Please transcribe the data below exactly. Leave the pictures out.

BEGIN Given material

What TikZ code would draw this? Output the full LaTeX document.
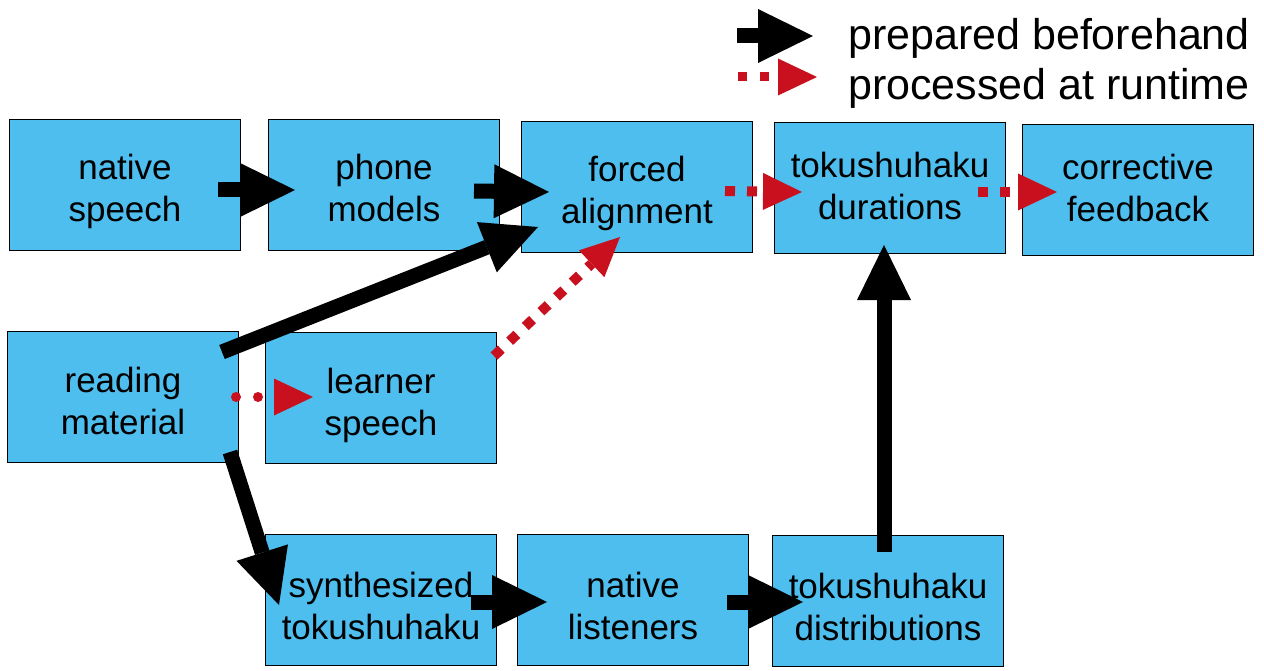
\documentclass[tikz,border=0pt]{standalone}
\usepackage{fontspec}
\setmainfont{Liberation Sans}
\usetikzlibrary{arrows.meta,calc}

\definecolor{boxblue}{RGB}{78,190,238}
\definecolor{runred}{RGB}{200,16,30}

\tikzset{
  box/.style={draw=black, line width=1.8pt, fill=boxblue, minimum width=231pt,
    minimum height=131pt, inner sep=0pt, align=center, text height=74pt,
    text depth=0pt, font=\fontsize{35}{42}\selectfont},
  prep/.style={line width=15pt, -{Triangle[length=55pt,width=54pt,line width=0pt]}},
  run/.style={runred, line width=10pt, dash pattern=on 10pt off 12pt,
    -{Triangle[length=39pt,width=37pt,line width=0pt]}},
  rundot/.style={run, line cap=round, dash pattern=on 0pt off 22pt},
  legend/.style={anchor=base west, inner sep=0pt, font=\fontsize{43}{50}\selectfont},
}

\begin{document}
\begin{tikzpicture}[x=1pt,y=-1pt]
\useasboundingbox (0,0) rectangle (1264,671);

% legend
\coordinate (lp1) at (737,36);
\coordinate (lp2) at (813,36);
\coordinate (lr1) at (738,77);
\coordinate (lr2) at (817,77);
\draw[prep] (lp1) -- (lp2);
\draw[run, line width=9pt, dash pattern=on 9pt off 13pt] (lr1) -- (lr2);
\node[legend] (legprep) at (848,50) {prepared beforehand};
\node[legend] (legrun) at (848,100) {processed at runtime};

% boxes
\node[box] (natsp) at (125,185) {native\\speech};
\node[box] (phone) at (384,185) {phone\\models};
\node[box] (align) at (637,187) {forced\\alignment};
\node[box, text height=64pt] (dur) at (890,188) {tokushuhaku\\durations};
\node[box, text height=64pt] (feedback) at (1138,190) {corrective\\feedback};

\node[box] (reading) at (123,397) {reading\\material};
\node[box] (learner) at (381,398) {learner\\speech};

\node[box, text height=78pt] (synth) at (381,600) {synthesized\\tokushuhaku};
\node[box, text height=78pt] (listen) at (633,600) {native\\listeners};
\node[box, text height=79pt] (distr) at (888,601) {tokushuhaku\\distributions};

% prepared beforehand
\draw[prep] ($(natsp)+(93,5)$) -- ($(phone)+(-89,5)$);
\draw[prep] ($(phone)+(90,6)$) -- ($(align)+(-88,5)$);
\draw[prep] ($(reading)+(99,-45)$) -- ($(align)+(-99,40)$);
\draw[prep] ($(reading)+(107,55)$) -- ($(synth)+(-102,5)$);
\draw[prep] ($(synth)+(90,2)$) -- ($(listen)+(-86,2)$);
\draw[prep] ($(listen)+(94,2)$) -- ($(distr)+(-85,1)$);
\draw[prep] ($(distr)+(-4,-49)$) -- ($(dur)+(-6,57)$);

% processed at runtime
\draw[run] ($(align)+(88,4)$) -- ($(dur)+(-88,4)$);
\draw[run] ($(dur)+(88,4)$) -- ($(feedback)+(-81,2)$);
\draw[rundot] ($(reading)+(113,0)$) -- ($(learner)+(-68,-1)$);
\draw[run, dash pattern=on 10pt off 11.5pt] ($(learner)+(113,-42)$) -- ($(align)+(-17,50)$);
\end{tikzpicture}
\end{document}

END Given material

Answer to the problem —
What TikZ code would draw this? Output the full LaTeX document.
\documentclass[tikz,border=0pt]{standalone}
\usepackage{fontspec}
\setmainfont{Liberation Sans}
\usetikzlibrary{arrows.meta,calc}

\definecolor{boxblue}{RGB}{78,190,238}
\definecolor{runred}{RGB}{200,16,30}

\tikzset{
  box/.style={draw=black, line width=1.8pt, fill=boxblue, minimum width=231pt,
    minimum height=131pt, inner sep=0pt, align=center, text height=74pt,
    text depth=0pt, font=\fontsize{35}{42}\selectfont},
  prep/.style={line width=15pt, -{Triangle[length=55pt,width=54pt,line width=0pt]}},
  run/.style={runred, line width=10pt, dash pattern=on 10pt off 12pt,
    -{Triangle[length=39pt,width=37pt,line width=0pt]}},
  rundot/.style={run, line cap=round, dash pattern=on 0pt off 22pt},
  legend/.style={anchor=base west, inner sep=0pt, font=\fontsize{43}{50}\selectfont},
}

\begin{document}
\begin{tikzpicture}[x=1pt,y=-1pt]
\useasboundingbox (0,0) rectangle (1264,671);

% legend
\coordinate (lp1) at (737,36);
\coordinate (lp2) at (813,36);
\coordinate (lr1) at (738,77);
\coordinate (lr2) at (817,77);
\draw[prep] (lp1) -- (lp2);
\draw[run, line width=9pt, dash pattern=on 9pt off 13pt] (lr1) -- (lr2);
\node[legend] (legprep) at (848,50) {prepared beforehand};
\node[legend] (legrun) at (848,100) {processed at runtime};

% boxes
\node[box] (natsp) at (125,185) {native\\speech};
\node[box] (phone) at (384,185) {phone\\models};
\node[box] (align) at (637,187) {forced\\alignment};
\node[box, text height=64pt] (dur) at (890,188) {tokushuhaku\\durations};
\node[box, text height=64pt] (feedback) at (1138,190) {corrective\\feedback};

\node[box] (reading) at (123,397) {reading\\material};
\node[box] (learner) at (381,398) {learner\\speech};

\node[box, text height=78pt] (synth) at (381,600) {synthesized\\tokushuhaku};
\node[box, text height=78pt] (listen) at (633,600) {native\\listeners};
\node[box, text height=79pt] (distr) at (888,601) {tokushuhaku\\distributions};

% prepared beforehand
\draw[prep] ($(natsp)+(93,5)$) -- ($(phone)+(-89,5)$);
\draw[prep] ($(phone)+(90,6)$) -- ($(align)+(-88,5)$);
\draw[prep] ($(reading)+(99,-45)$) -- ($(align)+(-99,40)$);
\draw[prep] ($(reading)+(107,55)$) -- ($(synth)+(-102,5)$);
\draw[prep] ($(synth)+(90,2)$) -- ($(listen)+(-86,2)$);
\draw[prep] ($(listen)+(94,2)$) -- ($(distr)+(-85,1)$);
\draw[prep] ($(distr)+(-4,-49)$) -- ($(dur)+(-6,57)$);

% processed at runtime
\draw[run] ($(align)+(88,4)$) -- ($(dur)+(-88,4)$);
\draw[run] ($(dur)+(88,4)$) -- ($(feedback)+(-81,2)$);
\draw[rundot] ($(reading)+(113,0)$) -- ($(learner)+(-68,-1)$);
\draw[run, dash pattern=on 10pt off 11.5pt] ($(learner)+(113,-42)$) -- ($(align)+(-17,50)$);
\end{tikzpicture}
\end{document}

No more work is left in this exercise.